> _Stated goal_
Find each line in the following listing that has the string "this", then state the count and nothing else.

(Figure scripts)

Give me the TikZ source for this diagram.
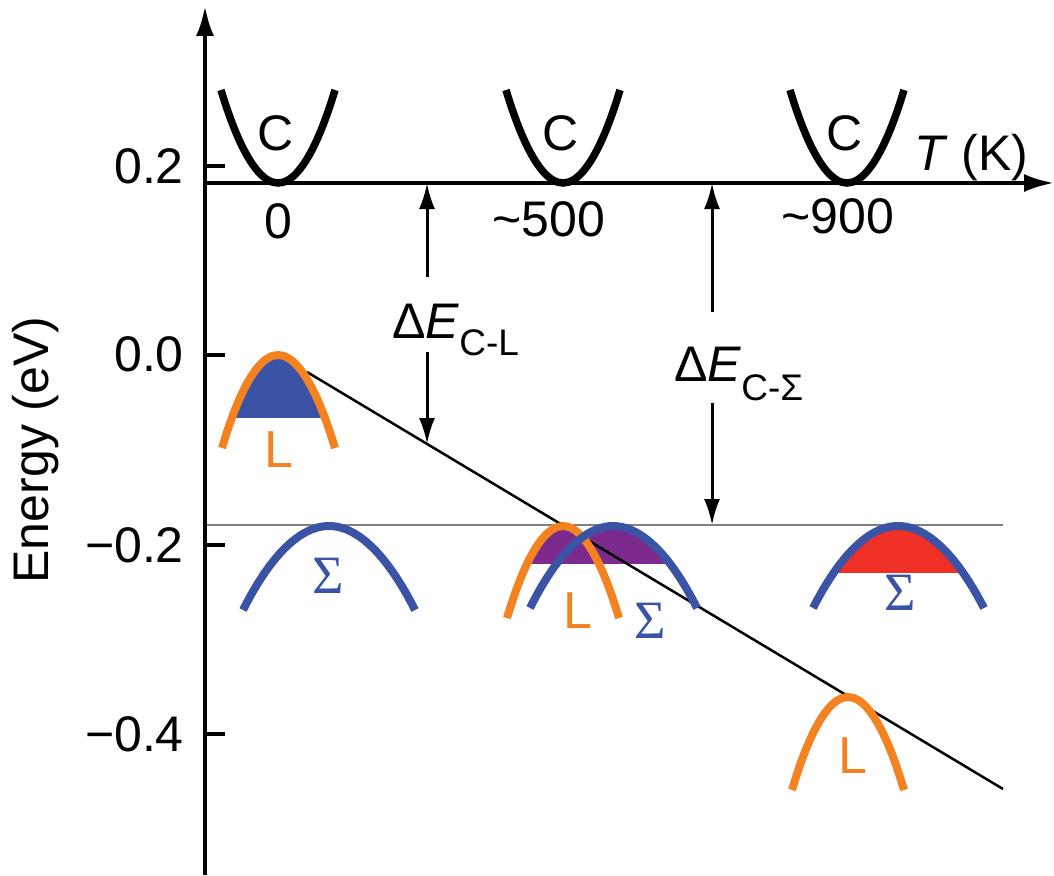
\documentclass[tikz,border=0pt]{standalone}
\usepackage{fontspec}
\setmainfont{Liberation Sans}
\newfontfamily\serifgr{Liberation Serif}
\usetikzlibrary{arrows.meta}
\definecolor{cOrange}{HTML}{F58220}
\definecolor{cBlue}{HTML}{3A53A4}
\definecolor{cPurple}{HTML}{7D2A8E}
\definecolor{cRed}{HTML}{EE3124}
\definecolor{cGray}{HTML}{808080}
\begin{document}
\begin{tikzpicture}[x=1pt,y=-1pt,
  lbl/.style={font=\fontsize{50}{58}\selectfont, inner sep=0pt},
  bandlbl/.style={font=\fontsize{52}{58}\selectfont, inner sep=0pt},
  sigmalbl/.style={font=\serifgr\fontsize{54}{60}\selectfont, inner sep=0pt, text=cBlue},
  axisline/.style={line width=4pt},
  axisarrow/.style={line width=4pt,-{Latex[length=30pt,width=18pt]}},
  band/.style={line width=8pt},
  cband/.style={line width=7.5pt, black},
  darrow/.style={line width=3pt,-{Latex[length=26pt,width=16pt]}},
]
\useasboundingbox (0,0) rectangle (1054,875);

% ---------- fills ----------
\begin{scope}
  \clip (200,300) rectangle (400,417);
  \fill[cBlue] (222,448) parabola bend (278,355) (335,448) -- cycle;
\end{scope}
\begin{scope}
  \clip (480,480) rectangle (720,563);
  \fill[cPurple] (507,618) parabola bend (563,526) (619,618) -- cycle;
  \fill[cPurple] (530,608) parabola bend (613,526) (697,608) -- cycle;
\end{scope}
\begin{scope}
  \clip (780,480) rectangle (1010,572);
  \fill[cRed] (813,608) parabola bend (898,526) (984,608) -- cycle;
\end{scope}

% ---------- reference lines ----------
\coordinate (gs) at (205,525);
\coordinate (ge) at (1003,525);
\draw[cGray, line width=2.5pt] (gs) -- (ge);
\coordinate (ss) at (307,372);
\coordinate (se) at (1003,789);
\draw[black, line width=2.5pt] (ss) -- (se);

% ---------- axes ----------
\coordinate (yb) at (205,875);
\coordinate (yt) at (205,6);
\draw[axisarrow] (yb) -- (yt);
\coordinate (xl) at (203,183);
\coordinate (xr) at (1054,183);
\draw[axisarrow] (xl) -- (xr);
\foreach \yy in {166,355,545,734}
  \draw[axisline] (205,\yy) -- (225,\yy);

\node[lbl, anchor=base east] (t02) at (184,183) {0.2};
\node[lbl, anchor=base east] (t00) at (184,371) {0.0};
\node[lbl, anchor=base east] (tm02) at (184,562) {−0.2};
\node[lbl, anchor=base east] (tm04) at (184,751) {−0.4};
\node[lbl, rotate=90] (ylab) at (36,450) {Energy (eV)};

\node[lbl, anchor=base] (T0) at (278,238) {0};
\node[lbl, anchor=base] (T500) at (549,236) {\textasciitilde 500};
\node[lbl, anchor=base] (T900) at (838,233) {\textasciitilde 900};
\node[lbl, anchor=base west] (Tlab) at (914,170) {\textit{T} (K)};

% ---------- C bands ----------
\draw[cband] (221,90) parabola bend (278,183) (335,90);
\draw[cband] (506,90) parabola bend (563,183) (620,90);
\draw[cband] (790,90) parabola bend (847,183) (904,90);
\node[lbl, anchor=base] (C1) at (276,150) {C};
\node[lbl, anchor=base] (C2) at (561,150) {C};
\node[lbl, anchor=base] (C3) at (845,150) {C};

% ---------- L and Sigma bands ----------
\draw[band, cOrange] (222,448) parabola bend (278,355) (335,448);
\draw[band, cBlue] (243,610) parabola bend (329,526) (415,610);
\draw[band, cOrange] (507,618) parabola bend (563,526) (619,618);
\draw[band, cBlue] (530,608) parabola bend (613,526) (697,608);
\draw[band, cBlue] (813,608) parabola bend (898,526) (984,608);
\draw[band, cOrange] (792,790) parabola bend (848,697) (904,790);

\node[bandlbl, anchor=base, text=cOrange] (L1) at (279,467) {L};
\node[bandlbl, anchor=base, text=cOrange] (L2) at (578,628) {L};
\node[bandlbl, anchor=base, text=cOrange] (L3) at (853,773) {L};
\node[sigmalbl, anchor=base] (S1) at (328,593) {Σ};
\node[sigmalbl, anchor=base] (S2) at (650,638) {Σ};
\node[sigmalbl, anchor=base] (S3) at (900,610) {Σ};

% ---------- energy gap arrows ----------
\coordinate (a1t) at (427,183);
\coordinate (a1s) at (427,277);
\coordinate (a1e) at (427,352);
\coordinate (a1b) at (427,444);
\draw[darrow] (a1s) -- (a1t);
\draw[darrow] (a1e) -- (a1b);
\node[lbl, anchor=base west] (dECL) at (392,338) {Δ\textit{E}\raisebox{-17pt}{\fontsize{37}{40}\selectfont C-L}};

\coordinate (a2t) at (712,183);
\coordinate (a2s) at (712,312);
\coordinate (a2e) at (712,403);
\coordinate (a2b) at (712,525);
\draw[darrow] (a2s) -- (a2t);
\draw[darrow] (a2e) -- (a2b);
\node[lbl, anchor=base west] (dECS) at (674,381) {Δ\textit{E}\raisebox{-19pt}{\fontsize{37}{40}\selectfont C-Σ}};
\end{tikzpicture}
\end{document}
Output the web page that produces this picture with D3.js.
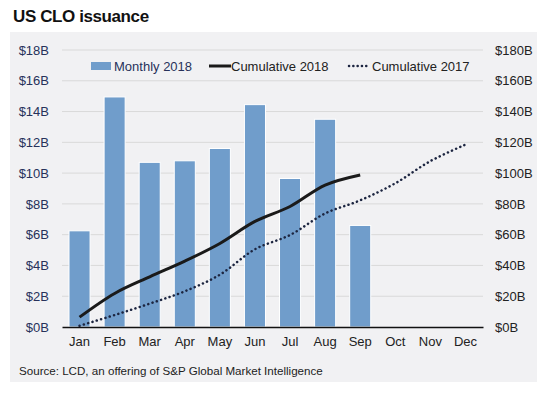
<!DOCTYPE html>
<html>
<head>
<meta charset="utf-8">
<script src="https://cdn.jsdelivr.net/npm/d3@7"></script>
<style>
  body { margin: 0; background: #fff; }
  svg { font-family: "Liberation Sans", Arial, sans-serif; display: block; }
</style>
</head>
<body>
<div id="chart"></div>
<script>
// values
const months = ["Jan", "Feb", "Mar", "Apr", "May", "Jun", "Jul", "Aug", "Sep", "Oct", "Nov", "Dec"];
const monthly2018 = [6.25, 14.95, 10.7, 10.8, 11.6, 14.45, 9.65, 13.5, 6.6];
const cumulative2018 = [6.4, 21.8, 32.6, 42.8, 54.3, 68.6, 78.3, 92.2, 98.8];
const cumulative2017 = [0.8, 7.8, 15.2, 23.2, 34, 50.5, 59.8, 73.8, 82.3, 93.4, 107.8, 118.5];
const leftTicks = [0, 2, 4, 6, 8, 10, 12, 14, 16, 18];
const rightTicks = [0, 20, 40, 60, 80, 100, 120, 140, 160, 180];

const width = 537, height = 393;
const plot = { left: 62, right: 483, top: 50, bottom: 327 };

const svg = d3.select("#chart").append("svg")
    .attr("width", width)
    .attr("height", height);

// grey panel
svg.append("rect")
    .attr("x", 10).attr("y", 32)
    .attr("width", width - 10).attr("height", 350)
    .attr("fill", "#f1f1f3");

svg.append("text")
    .attr("x", 13).attr("y", 22)
    .attr("font-size", 17).attr("font-weight", "bold")
    .attr("letter-spacing", -0.4)
    .attr("fill", "#111")
    .text("US CLO issuance");

const x = d3.scaleBand().domain(months).range([plot.left, plot.right]).paddingInner(0.4).paddingOuter(0.2);
const yL = d3.scaleLinear().domain([0, 18]).range([plot.bottom, plot.top]);
const yR = d3.scaleLinear().domain([0, 180]).range([plot.bottom, plot.top]);

// gridlines
svg.append("g").selectAll("line")
    .data(leftTicks.slice(1))
    .join("line")
    .attr("x1", plot.left).attr("x2", plot.right)
    .attr("y1", d => yL(d)).attr("y2", d => yL(d))
    .attr("stroke", "#d9d9d9").attr("stroke-width", 1);

// left axis
const leftAxis = svg.append("g")
    .attr("transform", `translate(${plot.left},0)`)
    .call(d3.axisLeft(yL).tickValues(leftTicks).tickSize(0).tickPadding(13).tickFormat(d => "$" + d + "B"));
leftAxis.select(".domain").remove();
leftAxis.selectAll("text").attr("font-size", 13).attr("fill", "#27315a").attr("font-family", null);

// right axis
const rightAxis = svg.append("g")
    .attr("transform", `translate(${plot.right},0)`)
    .call(d3.axisRight(yR).tickValues(rightTicks).tickSize(0).tickPadding(12).tickFormat(d => "$" + d + "B"));
rightAxis.select(".domain").remove();
rightAxis.selectAll("text").attr("font-size", 13).attr("fill", "#222").attr("font-family", null);

// bars
svg.append("g").selectAll("rect")
    .data(monthly2018)
    .join("rect")
    .attr("x", (d, i) => x(months[i]))
    .attr("width", x.bandwidth())
    .attr("y", d => yL(d))
    .attr("height", d => yL(0) - yL(d))
    .attr("fill", "#709dcb")
    .attr("stroke", "#fff").attr("stroke-width", 1);

// baseline + month labels
const xAxis = svg.append("g")
    .attr("transform", `translate(0,${plot.bottom})`)
    .call(d3.axisBottom(x).tickSize(0).tickPadding(10));
xAxis.select(".domain").attr("stroke", "#111").attr("stroke-width", 1.5);
xAxis.selectAll("text").attr("font-size", 13).attr("fill", "#222").attr("font-family", null);

const cx = i => x(months[i]) + x.bandwidth() / 2;

const line = d3.line()
    .x((d, i) => cx(i))
    .y(d => yR(d))
    .curve(d3.curveCatmullRom.alpha(0.5));

svg.append("path")
    .datum(cumulative2017)
    .attr("d", line)
    .attr("fill", "none")
    .attr("stroke", "#1c2540")
    .attr("stroke-width", 2.5)
    .attr("stroke-linecap", "round")
    .attr("stroke-dasharray", "0.1,4.4");

svg.append("path")
    .datum(cumulative2018)
    .attr("d", line)
    .attr("fill", "none")
    .attr("stroke", "#1a1a1a")
    .attr("stroke-width", 3);

// legend
const legY = 66;
const legend = svg.append("g").attr("font-size", 13);
legend.append("rect")
    .attr("x", 91).attr("y", legY - 4).attr("width", 20).attr("height", 8)
    .attr("fill", "#709dcb");
legend.append("text")
    .attr("x", 114).attr("y", legY + 5)
    .attr("fill", "#27315a")
    .text("Monthly 2018");
legend.append("line")
    .attr("x1", 209).attr("x2", 231).attr("y1", legY).attr("y2", legY)
    .attr("stroke", "#1a1a1a").attr("stroke-width", 3);
legend.append("text")
    .attr("x", 231).attr("y", legY + 5)
    .attr("fill", "#222")
    .text("Cumulative 2018");
legend.append("line")
    .attr("x1", 349).attr("x2", 370).attr("y1", legY).attr("y2", legY)
    .attr("stroke", "#1c2540").attr("stroke-width", 2.5)
    .attr("stroke-linecap", "round").attr("stroke-dasharray", "0.1,4.2");
legend.append("text")
    .attr("x", 372).attr("y", legY + 5)
    .attr("fill", "#222")
    .text("Cumulative 2017");

svg.append("text")
    .attr("x", 19).attr("y", 375)
    .attr("font-size", 11.6)
    .attr("fill", "#222")
    .text("Source: LCD, an offering of S&P Global Market Intelligence");
</script>
</body>
</html>
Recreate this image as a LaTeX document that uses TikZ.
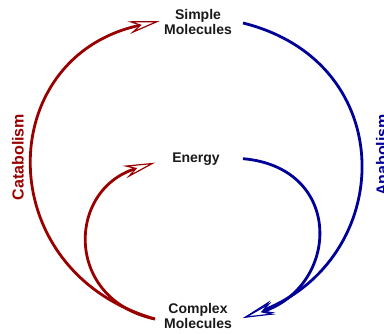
\documentclass[tikz,border=0pt]{standalone}
\usepackage{fontspec}
\setmainfont{Liberation Sans}
\usetikzlibrary{arrows.meta}
\definecolor{catred}{RGB}{153,0,0}
\definecolor{anablue}{RGB}{0,0,153}
\begin{document}
\begin{tikzpicture}[x=1pt,y=1pt,
  lbl/.style={font=\fontsize{14}{12.7}\selectfont\bfseries, text=black!90, align=center, inner sep=2pt},
  side/.style={font=\fontsize{16}{16}\selectfont\bfseries, rotate=90, inner sep=0pt},
  flow/.style={line width=2.8pt},
  tipc/.style={-{Stealth[open,fill=white,length=32pt,width=13pt,inset=11pt,line width=1.2pt]}}]
\useasboundingbox (0,0) rectangle (384,333);
\node[lbl] (sm) at (198,311) {Simple\\Molecules};
\node[lbl, anchor=base] (en) at (196,171) {Energy};
\node[lbl] (cm) at (198,17) {Complex\\Molecules};
\node[side, text=catred] (cat) at (18,176) {Catabolism};
\node[side, text=anablue] (ana) at (382,178) {Anabolism};
% catabolism
\draw[flow, catred, tipc] ([shift={(-7,-3)}]cm.west) to[out=164,in=192,looseness=1.47] ([shift={(-2,1)}]sm.west);
\draw[flow, catred, tipc] ([shift={(-7,-3)}]cm.west) to[out=168,in=197,looseness=1.52] ([shift={(-15,-4)}]en.west);
% anabolism
\draw[flow, anablue, tipc] ([shift={(9,-1)}]sm.east) to[out=-14,in=21,looseness=1.42] ([shift={(9,-2)}]cm.east);
\draw[flow, anablue, tipc] ([shift={(21,0)}]en.east) to[out=-5,in=18,looseness=1.64] ([shift={(9,-2)}]cm.east);
\end{tikzpicture}
\end{document}
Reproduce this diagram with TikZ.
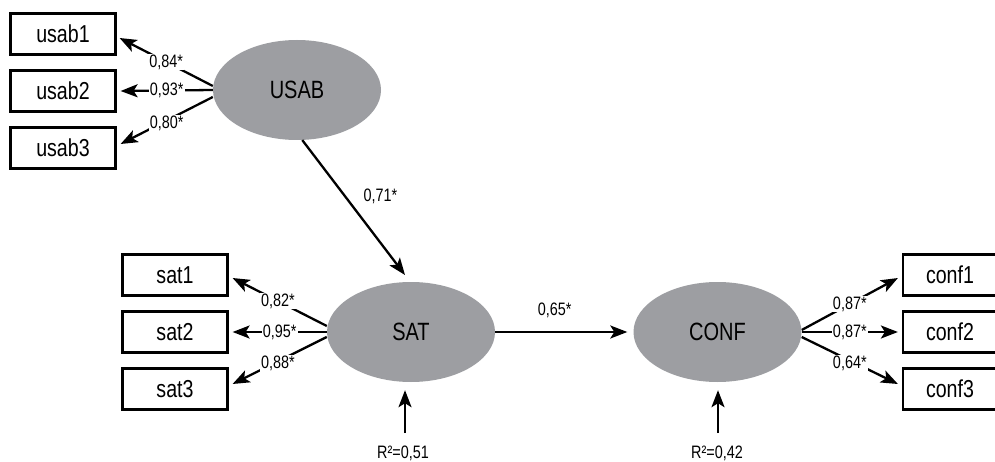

> _Reply_
4